Remove lines with long TLD (Top Level Domain)


Is there a more efficient way of removing lines with a invalid / too long of a tld (Top Level Domain)? I'm not efficient with sed / awk. I'm wanting to remove lines from a file that are longer than 24 characters, after the last period.
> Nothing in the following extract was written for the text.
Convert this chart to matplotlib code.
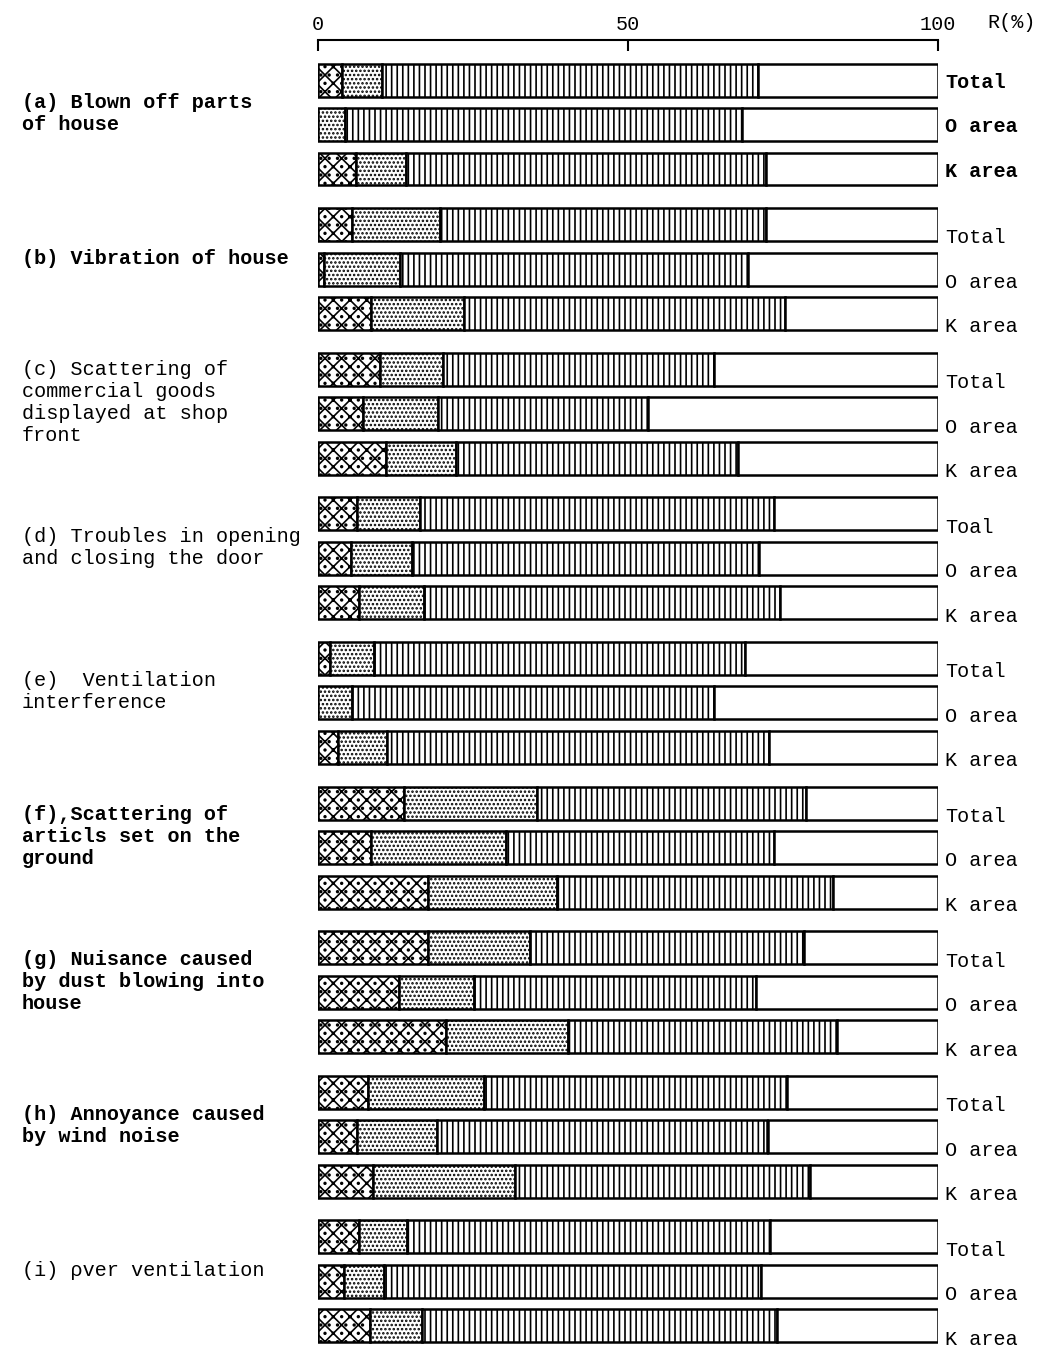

What I wrote works, but is extremely slow on long lists. It takes each individual line, counts the number of characters after the period, saves the lines with more than 24 characters to a list, then removes them from the source.

Sample Input:

test.sub.xn--vermgensberatung-pwb
test.sub.xn--vermgensberatung-pwba

Expected Output:

test.sub.xn--vermgensberatung-pwb

My current code:

Source='/tmp/source'

while read -r Line || [[ -n "$Line" ]]; do
count="$(echo "$Line" | awk -F. '{ print $NF }' | awk '{ print length }')" #Count length after period
if [[ "$count" -gt '24' ]]; then echo "$Line" >> /tmp/filter; fi           #Save long TLD lines
done < "$Source"

#Remove results from source
cat /tmp/filter | sort > /tmp/filter.clean
comm -23 "$Source" /tmp/filter.clean > /tmp/clean

Solution

  • I guess you over-complicate the script

    $ cat file
    www.cnn.com
    this.is.notrightbutstillpass
    this.will.fail.since.01234567890123456789012345
    

    not sure the actual TLD restrictions but you can change the code easily

    $ awk -F. 'length($NF)<24' file
    www.cnn.com
    this.is.notrightbutstillpass